Alle «Notti Bianche» con che opera nuova, Økapi?

Per queste Cosmogonie lavoro sul microtonalismo. Utilizzo campioni che ho ricavato da brani di Ivor Darreg, uno sperimentatore americano del secolo scorso. Ho comprato anni fa un disco di cose sue e per parecchio tempo l’ho considerato inascoltabile. Poi ne ho estratto frammenti, li ho mischiati, naturalmente con frammenti di altri autori, e a poco a poco la musica che ne usciva ha cominciato a piacermi.

C’è un tipo di cultura musicale che prevale nei suoi gusti o a cui si riferisce di più nelle sue composizioni?

Io sarei un melomane, amo la melodia, l’armonia, in viaggio ascolto molta Ecm, Ralph Towner per esempio, oppure gli Oregon, non si direbbe, vero? (Nelle opere di Økapi è arduo rintracciare un motivo, tantomeno romantico, nel caleidoscopio di suoni, ndr). Questo al di fuori di un discorso impegnativo sull’estetica, ovviamente. Per fare la mia musica uso tutto e mi piace tutto e mi identifico con tutto: punk, musica classica e contemporanea «dotta», freejazz, pop. Mi importa molto il coinvolgimento del corpo e l’accoglienza del corpo.

L’ultima sua opera pubblicata in disco è Otis (Folderol, 2020, ndr), una sorta di filosofia sonora degli ascensori. Perché sono così importanti?

È la questione della verticalità. Io sono ossessionato dal tempo che passa. Coltivo l’idea di fermare il tempo. Il tempo che passa è orizzontale. Queste scatolette che ti trasportano dal basso in alto e viceversa fermano il tempo, secondo me, è come se lo fermassero.

Nei suoi lavori c’è più improvvisazione o più scrittura?

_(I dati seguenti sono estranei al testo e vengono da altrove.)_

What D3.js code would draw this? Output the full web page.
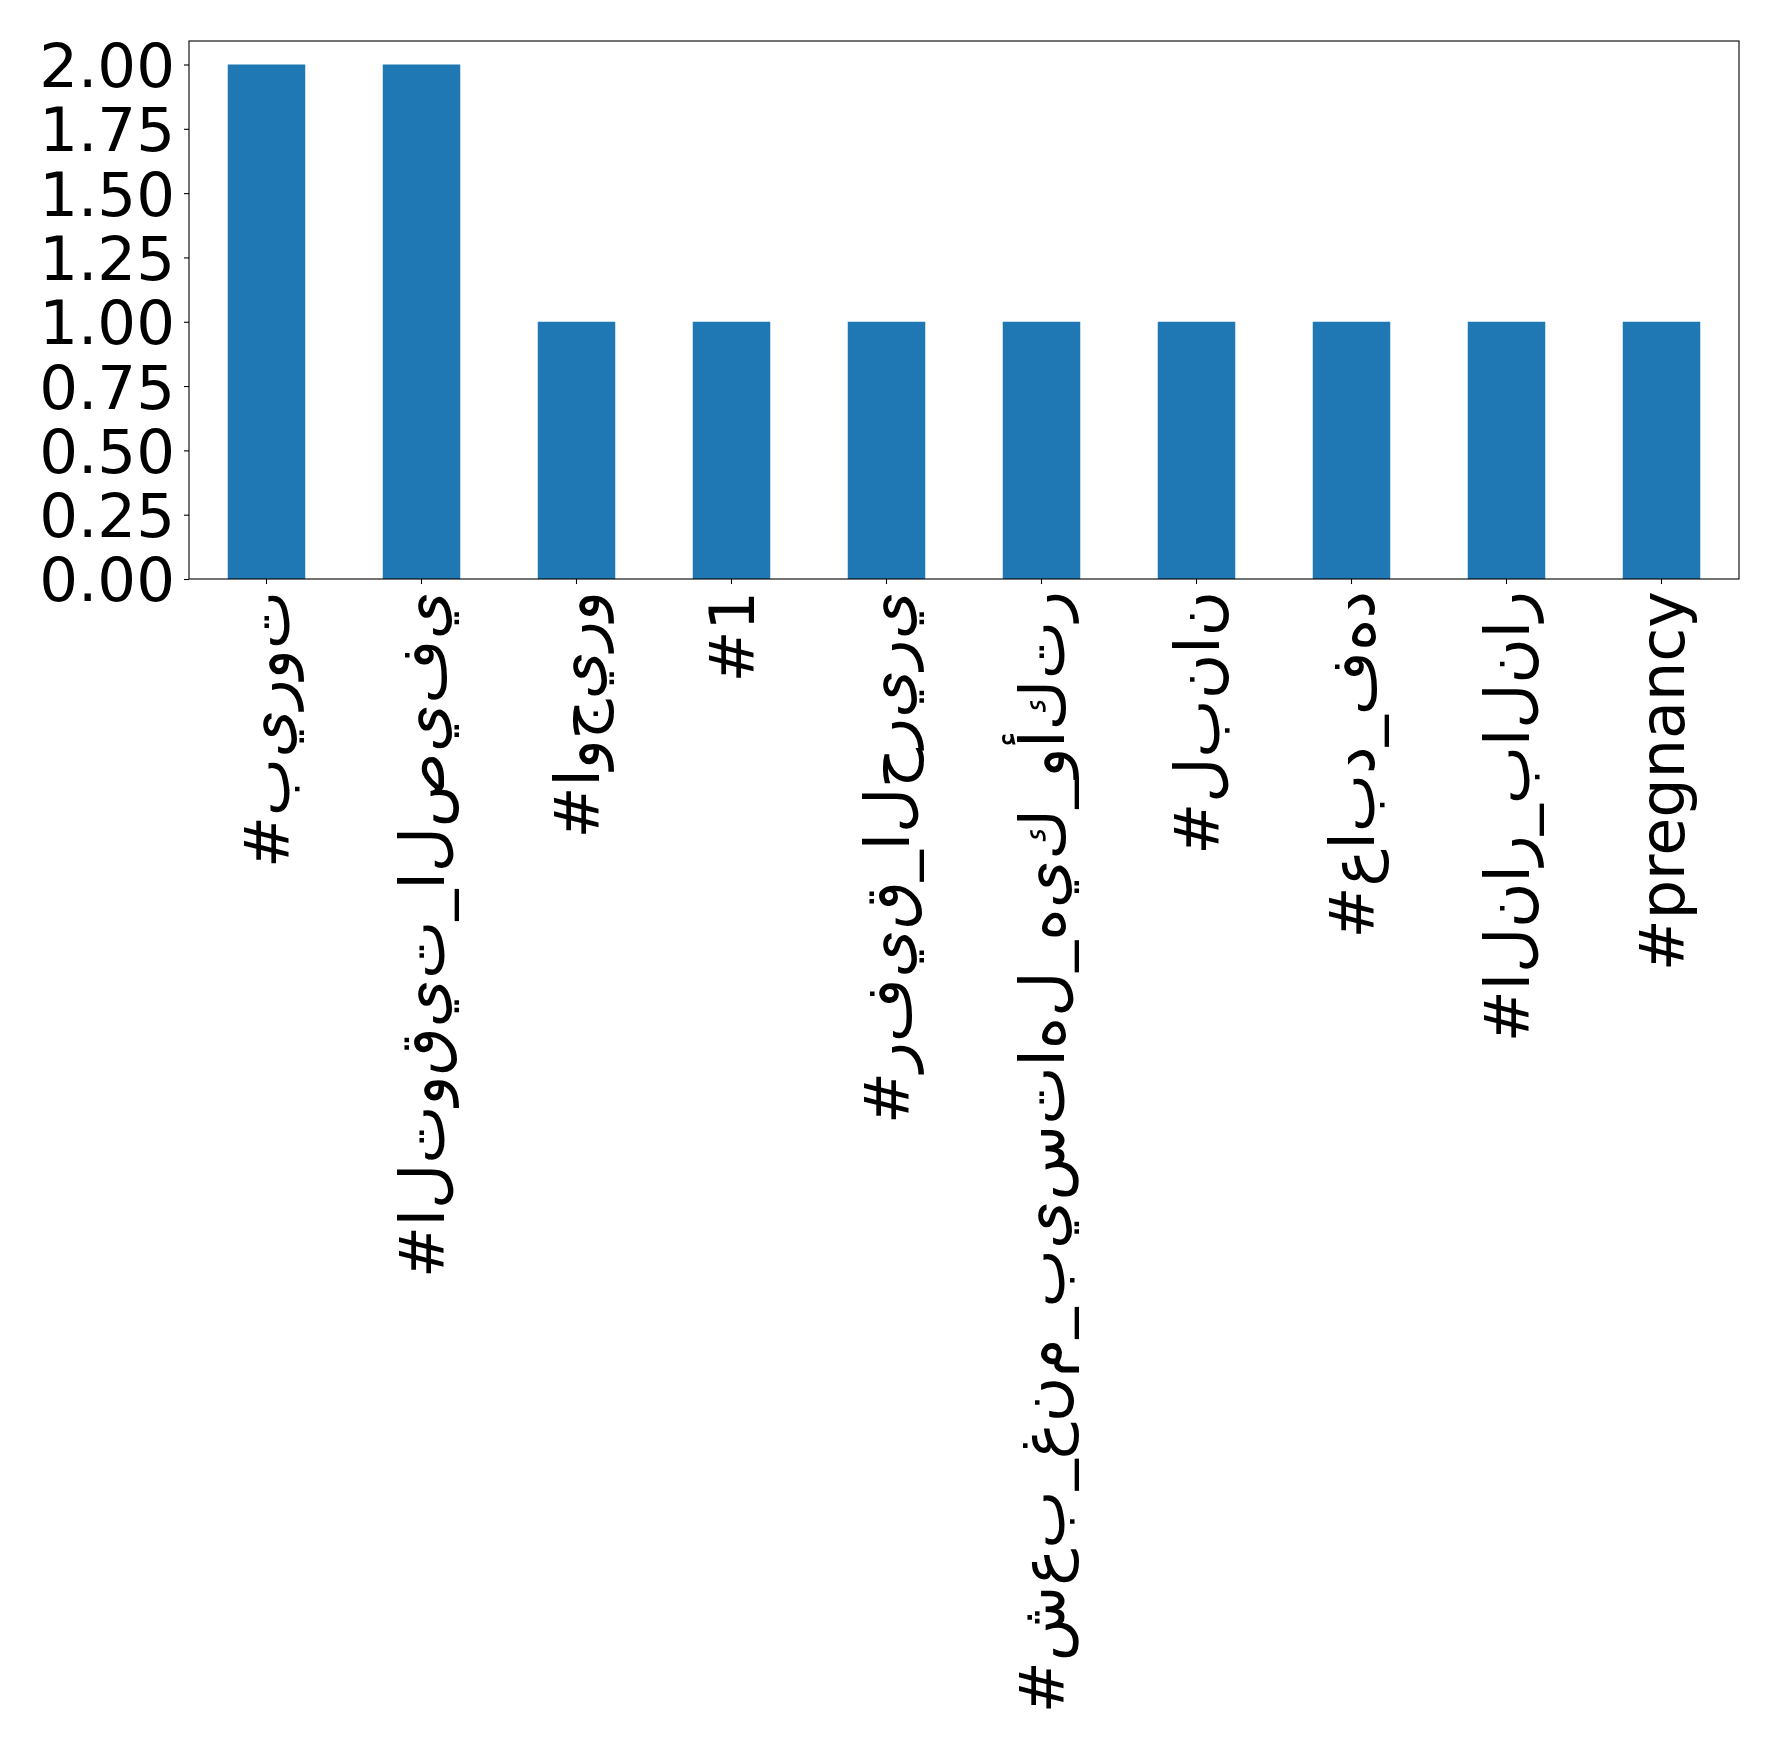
<!DOCTYPE html>
<html>
<head>
<meta charset="utf-8">
<script src="https://cdn.jsdelivr.net/npm/d3@7"></script>
<style>
  html, body { margin: 0; padding: 0; background: #ffffff; }
  svg { display: block; }
  .lbl {
    font-family: "DejaVu Sans", sans-serif;
    font-size: 61px;
    fill: #000;
  }
  .xlbl {
    font-size: 62px;
    direction: ltr;
    unicode-bidi: bidi-override;
    font-feature-settings: "init" 0, "medi" 0, "fina" 0, "rlig" 0, "calt" 0, "liga" 0;
  }
</style>
</head>
<body>
<script>
// Data
const categories = [
  "#بيروت",
  "#التوقيت_الصيفي",
  "#اوجيرو",
  "#1",
  "#رفيق_الحريري",
  "#شعب_غنم_بيستاهل_هيك_وأكتر",
  "#لبنان",
  "#عابد_فهد",
  "#النار_بالنار",
  "#pregnancy"
];
const counts = [2, 2, 1, 1, 1, 1, 1, 1, 1, 1];
const yTicks = [0, 0.25, 0.5, 0.75, 1.0, 1.25, 1.5, 1.75, 2.0];

const W = 1778, H = 1760;
const plot = { left: 189, right: 1739, top: 41, bottom: 579 };

const svg = d3.select("body").append("svg")
  .attr("width", W).attr("height", H);

const x = d3.scaleBand()
  .domain(d3.range(categories.length))
  .range([plot.left, plot.right])
  .paddingInner(0.5)
  .paddingOuter(0.25);

const y = d3.scaleLinear()
  .domain([0, 2])
  .range([plot.bottom, 64.5]);

// Bars
svg.append("g").selectAll("rect")
  .data(counts)
  .join("rect")
  .attr("x", (d, i) => x(i))
  .attr("width", x.bandwidth())
  .attr("y", d => y(d))
  .attr("height", d => y(0) - y(d))
  .attr("fill", "#1f77b4");

// Y axis
const yAxis = d3.axisLeft(y)
  .tickValues(yTicks)
  .tickFormat(d3.format(".2f"))
  .tickSize(5)
  .tickPadding(9);
const gy = svg.append("g")
  .attr("transform", `translate(${plot.left},0)`)
  .call(yAxis);
gy.select(".domain").remove();
gy.selectAll("line").attr("stroke", "#000").attr("stroke-width", 1.1);
gy.selectAll("text")
  .attr("class", "lbl")
  .attr("font-family", null).attr("font-size", null)
  .attr("dy", "0.36em");

// X axis
const xAxis = d3.axisBottom(x)
  .tickFormat(i => categories[i])
  .tickSize(5)
  .tickPadding(0);
const gx = svg.append("g")
  .attr("transform", `translate(0,${plot.bottom})`)
  .call(xAxis);
gx.select(".domain").remove();
gx.selectAll("line").attr("stroke", "#000").attr("stroke-width", 1.1);
gx.selectAll("text")
  .attr("class", "lbl xlbl")
  .attr("font-family", null).attr("font-size", null)
  .attr("transform", "translate(0,12) rotate(-90)")
  .attr("x", 0)
  .attr("y", 0)
  .attr("dy", "0.36em")
  .attr("text-anchor", "end");

// Frame
svg.append("rect")
  .attr("x", plot.left).attr("y", plot.top)
  .attr("width", plot.right - plot.left)
  .attr("height", plot.bottom - plot.top)
  .attr("fill", "none")
  .attr("stroke", "#000")
  .attr("stroke-width", 1.1);
</script>
</body>
</html>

Improvviso quando suono in pubblico con altri. Scrittura zero. Di note o di segni. Nasco come dj, mantengo un qualcosa di fisico nel mettere assieme un brano. Ho innumerevoli cartelle con dentro innumerevoli campioni di musica, da Messiaen, a cui ho dedicato un album (Pardonne-moi, Olivier!, Off Label, 2016, ndr), a Ray Conniff, da Lester Bowie a John Adams. Non ho mai prodotto un suono fatto da me, ho la fortuna di avere tanti amici che mi offrono così tanti suoni.

Insomma, lei ha la vocazione al furto.

Negli ultimi tempi sono sempre meno plagialista e sempre più compositore. Parlo di metodo. Nel risultato io compositore lo sono sempre stato.